Во двор вбежал Андрюшка, радостно вскричал:
— Мама, мама, смотри, что я принес! Смотри, какая собачка! Пусть она у нас живет, я ей сделаю будочку!
Он подбежал к Гере, держа на вытянутых руках крохотного кудлатого щенка, рыженького, с едва прорезавшимися глазами.
— Смотри, мама! — ликовал Андрюшка. — Давай дадим ему молочка, он сразу к нам привыкнет! Я его нашел на улице!
К ним подбежал Вова и стал подпрыгивать, желая дотянуться до щенка, и просить братика:
— Дай мне, дай мне! Я тоже хочу подержать!
Но тут с крыльца сбежал Николаи Иванович. Глаза его таращились, рот перекосился.
— Где ты взял эту мерзость? — крикнул он сыну неузнаваемо злым голосом. — Сейчас же убей его!
— Папа, посмотри, какой он хоро…
Андрюша не успел договорить. Николай Иванович с силой дернул его за руку, и Андрюша с плачем отлетел на морковную грядку. Щенок оказался на земле, Николай Иванович схватил его за загривок, и он вылетел на улицу, высоко взмыв над воротами.

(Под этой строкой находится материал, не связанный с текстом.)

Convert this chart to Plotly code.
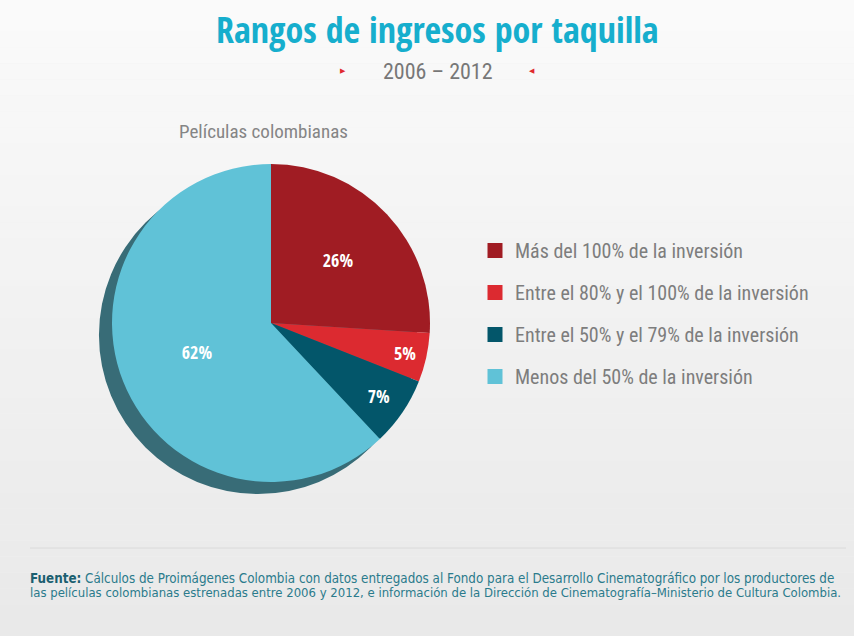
import plotly.graph_objects as go

categories = ["Más del 100% de la inversión",
              "Entre el 80% y el 100% de la inversión",
              "Entre el 50% y el 79% de la inversión",
              "Menos del 50% de la inversión"]
values = [26, 5, 7, 62]
colors = ["#a01c23", "#dc2a30", "#03566a", "#60c2d7"]

W, H = 854, 636
BOLD = "Open Sans Condensed, Roboto Condensed, sans-serif"
LIGHT = "Roboto Condensed, sans-serif"
FOOT = "DejaVu Sans Condensed, sans-serif"

def dom(cx, cy, r):
    return dict(x=[(cx - r) / W, (cx + r) / W], y=[1 - (cy + r) / H, 1 - (cy - r) / H])

def ann(text, x, y, size, color, family, xanchor="center"):
    return dict(text=text, x=x / W, y=1 - y / H, xref="paper", yref="paper",
                xanchor=xanchor, yanchor="middle", align="left", showarrow=False,
                font=dict(family=family, size=size, color=color))

fig = go.Figure()
# shadow disc
fig.add_trace(go.Pie(values=[1], marker=dict(colors=["#386c77"], line=dict(width=0)),
                     domain=dom(258, 335, 159), showlegend=False, textinfo="none",
                     hoverinfo="skip", sort=False))
fig.add_trace(go.Pie(labels=categories, values=values, sort=False, direction="clockwise",
                     rotation=0, marker=dict(colors=colors, line=dict(width=0)),
                     domain=dom(271, 323, 159), showlegend=False,
                     texttemplate="%{percent:.0%}", textposition="inside",
                     insidetextorientation="horizontal",
                     textfont=dict(family=BOLD, size=18, color="white"),
                     hoverinfo="label+percent"))
# legend entries
for name, col in zip(categories, colors):
    fig.add_trace(go.Scatter(x=[None], y=[None], mode="markers", name=name, legendgroup=name,
                             marker=dict(symbol="square", size=15, color=col)))

# background gradient bands
shapes = []
N = 40
for i in range(N):
    t = i / (N - 1)
    g = round(250 - (250 - 233) * t)
    shapes.append(dict(type="rect", xref="paper", yref="paper", x0=0, x1=1,
                       y0=1 - (i + 1) / N, y1=1 - i / N, layer="below",
                       line=dict(width=0), fillcolor=f"rgb({g},{g},{g})"))
shapes.append(dict(type="line", xref="paper", yref="paper", x0=30 / W, x1=846 / W,
                   y0=1 - 548 / H, y1=1 - 548 / H, line=dict(color="#dadada", width=1)))

fig.update_layout(
    width=W, height=H, margin=dict(l=0, r=0, t=0, b=0),
    paper_bgcolor="#f1f1f1", plot_bgcolor="rgba(0,0,0,0)",
    xaxis=dict(visible=False, range=[0, 1], fixedrange=True),
    yaxis=dict(visible=False, range=[0, 1], fixedrange=True),
    showlegend=True,
    legend=dict(x=475 / W, y=1 - 231 / H, xanchor="left", yanchor="top",
                font=dict(family=LIGHT, size=20, color="#7d7d7d"),
                bgcolor="rgba(0,0,0,0)", itemclick=False, itemdoubleclick=False,
                tracegroupgap=13),
    annotations=[
        ann("<b>Rangos de ingresos por taquilla</b>", 437, 30, 36, "#16aecd", BOLD),
        ann("2006 – 2012", 438, 72, 22, "#777777", LIGHT),
        ann("▶", 343, 71, 7, "#e02a2f", "DejaVu Sans"),
        ann("◀", 532, 71, 7, "#e02a2f", "DejaVu Sans"),
        ann("Películas colombianas", 263, 131, 19, "#858585", LIGHT),
        ann("<b style='color:#1b5f70'>Fuente:</b> Cálculos de Proimágenes Colombia con datos entregados al Fondo para el Desarrollo Cinematográfico por los productores de",
            28, 578, 13.3, "#2a7b8c", FOOT, xanchor="left"),
        ann("las películas colombianas estrenadas entre 2006 y 2012, e información de la Dirección de Cinematografía–Ministerio de Cultura Colombia.",
            28, 592, 13, "#2a7b8c", FOOT, xanchor="left"),
    ],
    shapes=shapes,
)

fig.write_html("out.html", config={"displayModeBar": False},
               post_script="document.body.style.margin='0';")
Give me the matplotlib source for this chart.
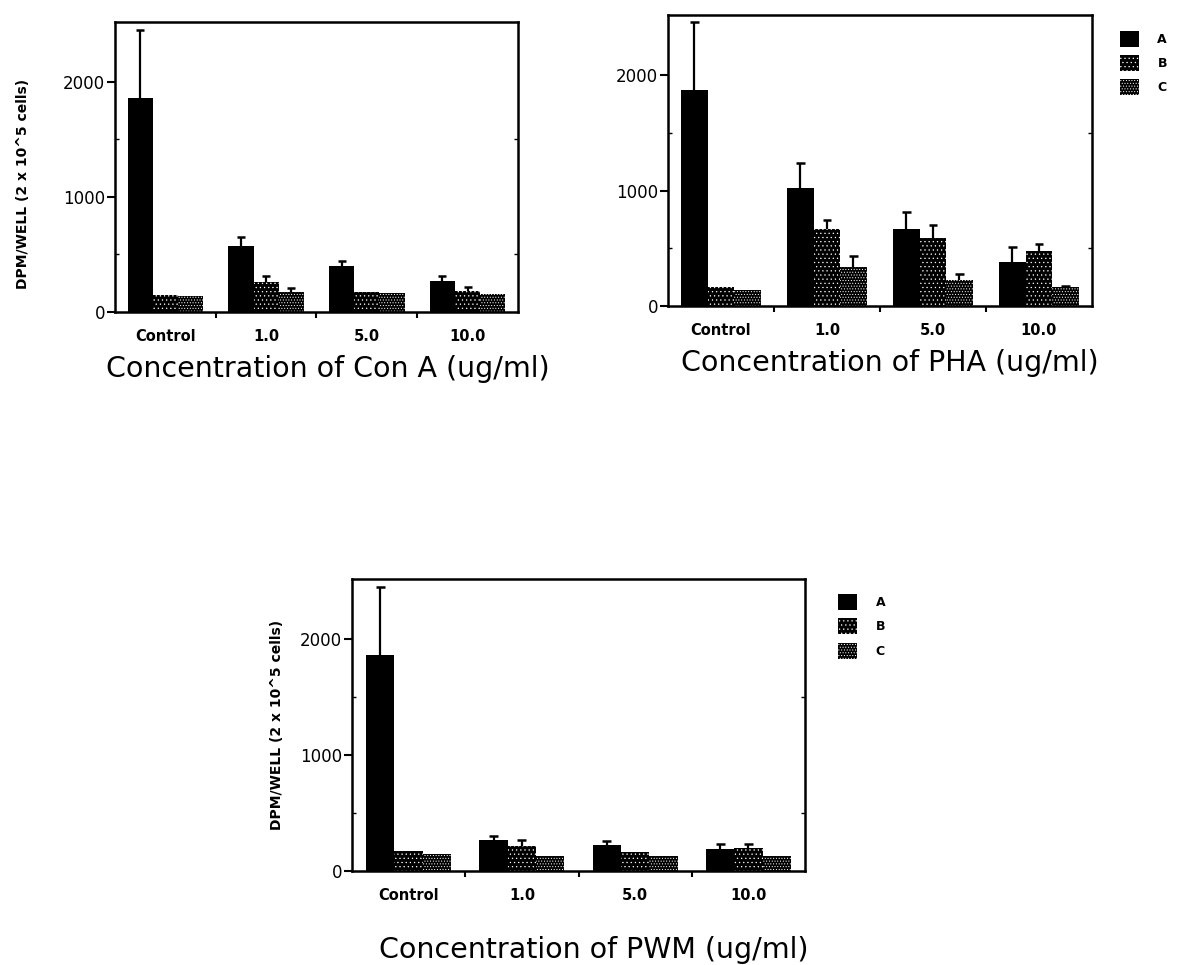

— Коля, что ты делаешь?! Идиот, идиот!.. — истерично закричала Гера, бросаясь поднимать плачущего Андрюшу.
Вова тоже испуганно заревел, и весь двор наполнился плачем и криками.
— Где мое ружье?.. Где ружье?.. — не кричал, а просто-таки вопил Николай Иванович, безнадежно оглядываясь по сторонам. И унесся в дом, продолжая неистово вопить: — Венька, Венька, где ружье?.. Сейчас мы их, сейчас!.. Забивай доски, а я на лестницу!..
Сбежались соседи, примчались Зинаида Павловна и Матвей Софронович. Позвонили в клинику. Когда поздно вечером приехала зеленая машина и в дом вошли дюжие санитары. Николай Иванович встретил их с покорной улыбкой. Он давно утих, затравленно глядел на домашних, и в глазах его была жалкая виноватость перед ними.
— Простите, простите… — бормотал он, садясь в машину. — Простите меня… Зачем же презирать?.. Ведь это просто… просто «очистительная миссия»…
Еще дважды Николай Иванович выходил из больницы домой, но вскоре его вновь помещали в клинику, ибо рецедивы учащались и болезнь его прогрессировала. Последний раз его забрали в 1971 году и более не выпустили. Сперва Гера навещала его, Зинаида Павловна и Матвей Софронович тоже ездили к нему на свидания, но в последний год они перестали наведываться в клинику по той причине, что болезнь Николая Ивановича достигла той стадии, когда он перестал их узнавать, а видеть его самого было для близких несносной мукой: Николай Иванович совершенно лишился разума, и речь его представляла собой какое-то нечленораздельное мычание.
В один из морозных февральских дней профессор Артемов вел у себя в лечебнице показательный обход больных со студентами-практикантами.
Профессор Артемов и двое его ассистентов переходили, сопровождаемые толпой студентов, из палаты в палату, представляли студентам больных, излагали симптомы болезни и методы лечения. Потом профессор Артемов долго беседовал со студентами, разместившись с ними в небольшом зало, где обычно показывали фильмы выздоравливающим, отвечал на их многочисленные вопросы, и все это заняло у него полный день.
Когда, простившись со студентами, он подходил к своему кабинету, в коридоре навстречу ему поднялась со стула женщина.
— Здравствуйте, профессор, — ровным голосом сказала она и скупо улыбнулась. — Я давно ожидаю вас, Можно с вами поговорить?
— Пожалуйста, пожалуйста, — профессор отпер дверь и пропустил ее в кабинет.
Она показалась ему знакомой, но вспомнить, где он видел эту красивую женщину, он не мог.
— Присядьте, пожалуйста, — указал он ей на стул.
Женщина села, сняла перчатки, расстегнула верхнюю пуговицу котиковой шубки.
— Я вижу, вы меня не узнаете, профессор, — сказала она. — Я — Зинина, у вас почти уже три года безвыходно находится мой муж.
Теперь профессор узнал ее. Жена Зинина осталась такой же красивой, какой была семь лет назад, когда впервые пришла к нему, обеспокоенная странным поведением мужа.
— Да-да, я помню вас, — начал он и умолк, подыскивая слова, которые в какой-то мере смягчили бы удар от того, что предстояло ей сейчас услышать о муже.
Но она опередила его, сказав:
— Я знаю, профессор: мой муж больше не вернется домой.
— Да, вы правы, — сказал профессор, сочувствуя ей. — К сожалению, болезнь не поддается лечению. Ваш муж до конца своих дней останется в клинике.
— Я знаю, — сказала она. — Поэтому мне нужна от вас справка для суда.